- _What is expected_
Copy out each line that includes the word "with".

- _Records provided_

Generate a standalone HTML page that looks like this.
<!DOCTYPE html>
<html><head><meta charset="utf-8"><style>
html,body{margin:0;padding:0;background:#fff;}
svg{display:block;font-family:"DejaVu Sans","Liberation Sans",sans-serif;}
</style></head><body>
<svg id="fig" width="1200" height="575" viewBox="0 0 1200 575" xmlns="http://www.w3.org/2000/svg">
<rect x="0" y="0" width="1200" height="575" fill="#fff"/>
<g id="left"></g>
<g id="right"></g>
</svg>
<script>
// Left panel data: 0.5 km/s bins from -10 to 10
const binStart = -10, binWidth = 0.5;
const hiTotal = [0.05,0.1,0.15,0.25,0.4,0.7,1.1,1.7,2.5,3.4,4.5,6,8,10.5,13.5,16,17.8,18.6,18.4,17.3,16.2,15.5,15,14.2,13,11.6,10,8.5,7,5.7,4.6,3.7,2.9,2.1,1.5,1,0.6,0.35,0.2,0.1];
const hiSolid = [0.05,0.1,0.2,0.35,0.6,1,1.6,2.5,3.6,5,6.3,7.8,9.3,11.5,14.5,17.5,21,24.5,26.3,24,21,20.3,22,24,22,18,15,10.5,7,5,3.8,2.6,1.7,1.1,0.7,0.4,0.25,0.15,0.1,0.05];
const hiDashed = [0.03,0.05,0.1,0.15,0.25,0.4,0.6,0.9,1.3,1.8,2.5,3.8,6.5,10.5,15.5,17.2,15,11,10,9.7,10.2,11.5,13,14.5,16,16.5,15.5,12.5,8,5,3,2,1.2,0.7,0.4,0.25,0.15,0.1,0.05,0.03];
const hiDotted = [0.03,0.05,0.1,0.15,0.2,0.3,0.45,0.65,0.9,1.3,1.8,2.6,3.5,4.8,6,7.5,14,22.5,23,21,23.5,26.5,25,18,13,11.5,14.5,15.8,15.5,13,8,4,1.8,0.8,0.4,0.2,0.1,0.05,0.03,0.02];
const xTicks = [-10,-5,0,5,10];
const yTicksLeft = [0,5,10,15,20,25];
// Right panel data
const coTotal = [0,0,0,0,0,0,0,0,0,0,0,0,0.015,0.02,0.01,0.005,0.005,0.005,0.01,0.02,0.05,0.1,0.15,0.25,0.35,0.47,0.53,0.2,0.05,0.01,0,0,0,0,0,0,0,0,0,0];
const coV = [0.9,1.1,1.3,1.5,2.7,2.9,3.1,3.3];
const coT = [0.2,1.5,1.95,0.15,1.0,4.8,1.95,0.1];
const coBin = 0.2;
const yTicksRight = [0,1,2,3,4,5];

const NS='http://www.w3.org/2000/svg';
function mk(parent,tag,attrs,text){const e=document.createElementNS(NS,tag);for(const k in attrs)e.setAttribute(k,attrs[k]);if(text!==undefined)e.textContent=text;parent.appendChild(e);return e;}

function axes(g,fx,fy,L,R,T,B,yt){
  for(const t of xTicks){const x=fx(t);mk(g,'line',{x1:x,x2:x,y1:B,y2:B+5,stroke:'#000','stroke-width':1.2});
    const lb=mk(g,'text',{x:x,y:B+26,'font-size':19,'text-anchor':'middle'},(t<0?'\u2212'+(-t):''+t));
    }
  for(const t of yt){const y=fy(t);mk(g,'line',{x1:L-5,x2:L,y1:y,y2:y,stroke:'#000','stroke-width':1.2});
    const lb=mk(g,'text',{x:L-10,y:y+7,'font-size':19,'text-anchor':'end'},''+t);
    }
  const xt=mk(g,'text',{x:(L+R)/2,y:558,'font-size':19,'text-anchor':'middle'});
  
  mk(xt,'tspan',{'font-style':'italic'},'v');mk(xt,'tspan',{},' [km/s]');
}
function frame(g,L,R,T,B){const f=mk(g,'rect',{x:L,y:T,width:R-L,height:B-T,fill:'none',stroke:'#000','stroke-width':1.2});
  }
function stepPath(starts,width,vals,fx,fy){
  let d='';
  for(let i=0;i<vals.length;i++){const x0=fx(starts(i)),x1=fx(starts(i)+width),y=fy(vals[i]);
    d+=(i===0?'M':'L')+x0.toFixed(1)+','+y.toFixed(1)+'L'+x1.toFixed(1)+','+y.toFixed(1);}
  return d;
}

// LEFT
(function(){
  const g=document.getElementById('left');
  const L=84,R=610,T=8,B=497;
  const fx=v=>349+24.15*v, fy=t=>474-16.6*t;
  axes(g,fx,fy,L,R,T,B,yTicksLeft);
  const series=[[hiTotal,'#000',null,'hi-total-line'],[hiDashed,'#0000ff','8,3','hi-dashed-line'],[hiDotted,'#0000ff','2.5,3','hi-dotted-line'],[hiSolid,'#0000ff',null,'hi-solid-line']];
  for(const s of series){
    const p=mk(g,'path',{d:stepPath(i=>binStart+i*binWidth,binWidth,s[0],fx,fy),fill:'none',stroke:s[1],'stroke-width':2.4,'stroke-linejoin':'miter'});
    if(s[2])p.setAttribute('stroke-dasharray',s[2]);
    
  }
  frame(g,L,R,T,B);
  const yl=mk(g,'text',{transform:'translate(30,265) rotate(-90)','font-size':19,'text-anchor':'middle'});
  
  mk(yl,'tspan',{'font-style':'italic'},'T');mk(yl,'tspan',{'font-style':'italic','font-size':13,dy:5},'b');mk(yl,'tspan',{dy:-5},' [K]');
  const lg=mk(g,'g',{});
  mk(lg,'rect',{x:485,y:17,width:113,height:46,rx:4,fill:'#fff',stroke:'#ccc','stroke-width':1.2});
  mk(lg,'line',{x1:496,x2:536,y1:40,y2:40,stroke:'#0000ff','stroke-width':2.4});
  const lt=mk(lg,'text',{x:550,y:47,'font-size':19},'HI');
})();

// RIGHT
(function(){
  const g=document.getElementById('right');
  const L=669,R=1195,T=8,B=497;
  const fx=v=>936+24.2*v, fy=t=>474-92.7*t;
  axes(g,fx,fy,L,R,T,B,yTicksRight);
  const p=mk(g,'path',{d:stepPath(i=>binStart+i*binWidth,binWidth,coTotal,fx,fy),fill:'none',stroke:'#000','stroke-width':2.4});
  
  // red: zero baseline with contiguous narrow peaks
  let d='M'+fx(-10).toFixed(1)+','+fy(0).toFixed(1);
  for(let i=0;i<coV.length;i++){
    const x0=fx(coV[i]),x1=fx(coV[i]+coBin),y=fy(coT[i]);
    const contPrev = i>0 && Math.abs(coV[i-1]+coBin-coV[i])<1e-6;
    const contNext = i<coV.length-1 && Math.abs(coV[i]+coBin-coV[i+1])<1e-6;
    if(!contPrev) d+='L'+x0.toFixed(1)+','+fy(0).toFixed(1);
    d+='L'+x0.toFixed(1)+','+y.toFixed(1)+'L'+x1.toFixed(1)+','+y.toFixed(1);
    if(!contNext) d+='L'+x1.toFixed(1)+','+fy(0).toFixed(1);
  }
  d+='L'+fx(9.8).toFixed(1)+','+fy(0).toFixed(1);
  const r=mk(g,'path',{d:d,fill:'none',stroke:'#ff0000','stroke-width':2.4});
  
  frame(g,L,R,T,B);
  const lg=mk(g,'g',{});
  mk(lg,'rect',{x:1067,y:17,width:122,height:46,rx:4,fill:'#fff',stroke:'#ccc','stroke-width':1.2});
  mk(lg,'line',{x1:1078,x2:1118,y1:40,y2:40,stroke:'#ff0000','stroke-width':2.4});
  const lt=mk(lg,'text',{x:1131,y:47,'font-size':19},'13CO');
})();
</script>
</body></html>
==
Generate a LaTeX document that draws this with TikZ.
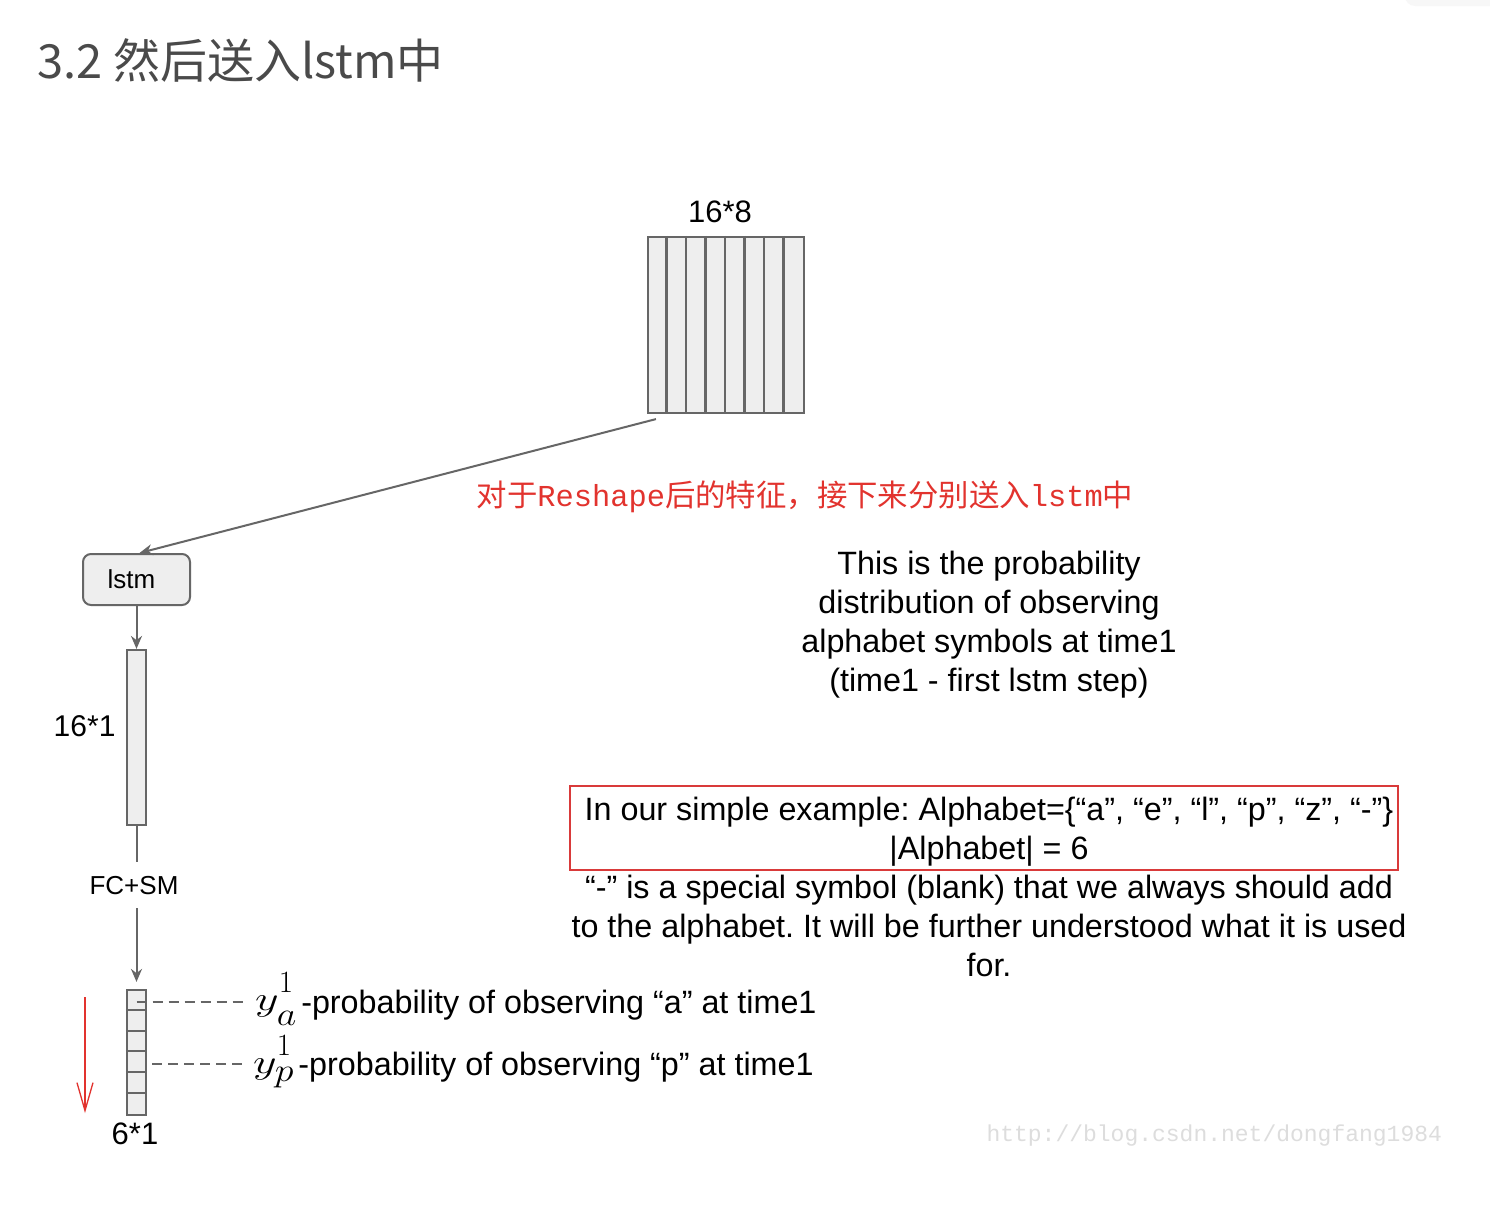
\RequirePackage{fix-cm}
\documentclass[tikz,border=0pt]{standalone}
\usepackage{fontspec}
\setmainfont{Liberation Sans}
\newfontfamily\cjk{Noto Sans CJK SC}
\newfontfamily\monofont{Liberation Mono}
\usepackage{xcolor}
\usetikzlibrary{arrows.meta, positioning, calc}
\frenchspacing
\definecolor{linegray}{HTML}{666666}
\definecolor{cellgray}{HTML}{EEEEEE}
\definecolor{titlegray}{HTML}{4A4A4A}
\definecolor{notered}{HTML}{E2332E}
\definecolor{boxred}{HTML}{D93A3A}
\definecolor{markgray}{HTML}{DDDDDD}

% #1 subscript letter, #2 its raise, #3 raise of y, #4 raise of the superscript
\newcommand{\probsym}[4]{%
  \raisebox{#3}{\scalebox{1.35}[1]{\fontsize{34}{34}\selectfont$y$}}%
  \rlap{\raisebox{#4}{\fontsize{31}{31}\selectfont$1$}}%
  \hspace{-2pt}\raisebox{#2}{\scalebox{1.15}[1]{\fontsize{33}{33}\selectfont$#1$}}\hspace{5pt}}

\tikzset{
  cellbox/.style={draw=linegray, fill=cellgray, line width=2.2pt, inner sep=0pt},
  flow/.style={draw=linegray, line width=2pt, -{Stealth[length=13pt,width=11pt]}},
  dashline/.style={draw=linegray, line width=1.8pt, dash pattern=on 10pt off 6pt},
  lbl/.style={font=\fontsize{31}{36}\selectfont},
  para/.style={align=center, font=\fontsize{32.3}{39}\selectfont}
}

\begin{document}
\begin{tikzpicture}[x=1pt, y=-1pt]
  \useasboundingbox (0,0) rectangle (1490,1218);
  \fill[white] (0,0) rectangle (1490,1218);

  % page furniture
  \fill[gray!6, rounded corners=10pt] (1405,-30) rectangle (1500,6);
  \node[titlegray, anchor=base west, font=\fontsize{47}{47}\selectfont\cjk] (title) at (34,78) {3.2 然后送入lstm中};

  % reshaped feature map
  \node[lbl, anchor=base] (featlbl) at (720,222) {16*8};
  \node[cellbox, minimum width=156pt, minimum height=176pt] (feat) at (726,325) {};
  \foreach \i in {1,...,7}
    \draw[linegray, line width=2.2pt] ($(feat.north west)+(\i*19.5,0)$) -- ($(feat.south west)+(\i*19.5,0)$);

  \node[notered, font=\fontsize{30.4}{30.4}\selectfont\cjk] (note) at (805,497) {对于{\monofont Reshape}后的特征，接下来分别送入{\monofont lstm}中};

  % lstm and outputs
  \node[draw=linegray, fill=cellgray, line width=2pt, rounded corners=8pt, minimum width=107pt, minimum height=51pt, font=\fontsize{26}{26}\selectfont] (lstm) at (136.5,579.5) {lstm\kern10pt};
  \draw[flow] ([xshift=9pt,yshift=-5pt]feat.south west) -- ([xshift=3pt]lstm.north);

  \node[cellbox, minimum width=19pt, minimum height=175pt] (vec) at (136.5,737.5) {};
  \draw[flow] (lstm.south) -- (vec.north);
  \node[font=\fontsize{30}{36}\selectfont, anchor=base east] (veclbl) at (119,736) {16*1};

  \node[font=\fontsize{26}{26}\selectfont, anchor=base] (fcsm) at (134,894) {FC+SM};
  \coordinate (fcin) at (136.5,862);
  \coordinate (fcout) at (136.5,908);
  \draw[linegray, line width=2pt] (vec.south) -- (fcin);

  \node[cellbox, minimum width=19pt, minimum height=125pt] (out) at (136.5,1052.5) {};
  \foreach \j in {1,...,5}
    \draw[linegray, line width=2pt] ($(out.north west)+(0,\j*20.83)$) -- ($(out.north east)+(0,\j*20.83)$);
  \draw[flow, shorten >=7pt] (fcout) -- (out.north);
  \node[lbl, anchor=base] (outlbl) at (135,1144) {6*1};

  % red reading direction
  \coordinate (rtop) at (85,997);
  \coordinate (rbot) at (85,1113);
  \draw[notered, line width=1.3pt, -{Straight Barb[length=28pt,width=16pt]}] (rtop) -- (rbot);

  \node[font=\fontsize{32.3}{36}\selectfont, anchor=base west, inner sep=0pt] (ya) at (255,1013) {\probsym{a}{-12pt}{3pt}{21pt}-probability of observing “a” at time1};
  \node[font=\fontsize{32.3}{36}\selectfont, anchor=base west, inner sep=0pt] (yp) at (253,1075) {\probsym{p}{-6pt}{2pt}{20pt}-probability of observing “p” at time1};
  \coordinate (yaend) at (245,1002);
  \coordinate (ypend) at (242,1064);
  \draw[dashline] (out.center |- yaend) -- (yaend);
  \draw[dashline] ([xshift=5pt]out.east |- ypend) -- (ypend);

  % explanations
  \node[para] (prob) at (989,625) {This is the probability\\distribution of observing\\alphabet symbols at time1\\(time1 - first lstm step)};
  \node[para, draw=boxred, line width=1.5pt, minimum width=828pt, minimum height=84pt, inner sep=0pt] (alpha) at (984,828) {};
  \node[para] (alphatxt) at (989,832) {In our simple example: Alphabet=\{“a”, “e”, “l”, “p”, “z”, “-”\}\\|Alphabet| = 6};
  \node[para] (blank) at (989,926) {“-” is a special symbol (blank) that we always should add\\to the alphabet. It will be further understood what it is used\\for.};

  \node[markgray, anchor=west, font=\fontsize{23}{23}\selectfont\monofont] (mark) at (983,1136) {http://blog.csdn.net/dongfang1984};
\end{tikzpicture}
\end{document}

- _Exercise response_
  // red: zero baseline with contiguous narrow peaks
Generate a LaTeX document that draws this with TikZ.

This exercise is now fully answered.